At a State Council Executive meeting, Premier Li Keqiang also outlined more comprehensive measures for stabilizing market expectations and ensuring the stable development of the capital markets.

Meanwhile, the People’s Bank of China (PBC), the central bank, refrained from further loan rate cuts on Monday. The PBC kept its benchmark interest rates for corporate and household lending unchanged on Monday, with the one-year loan prime rate (LPR) held at 3.70 percent, while the five-year LPR remained at 4.60 percent.

The five-year LPR is a benchmark for home mortgages. China lowered LPR rates in January.

The decision was somewhat of a surprise for market watchers. Economists, analysts and traders surveyed last week by Reuters found that just over half of the respondents expected China to keep both rates unchanged, amid calls for more easing.

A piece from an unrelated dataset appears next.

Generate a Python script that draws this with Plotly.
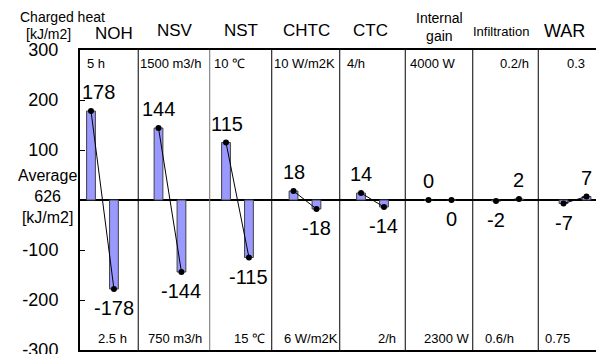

The move also followed a pledge by China’s top financial affairs watchdog last Wednesday to stabilize economic growth and capital markets. The meeting helped stall a stock market fall. Last week, the PBC refrained from cutting its one-year medium-term lending facility (MLF) rate.

However, the PBC may be holding off on LPR cuts for a more critical moment, analysts said, while it assesses efforts to lower borrowing costs for smaller businesses that are under pressure from the epidemic and watches closely the impact of rising commodity prices.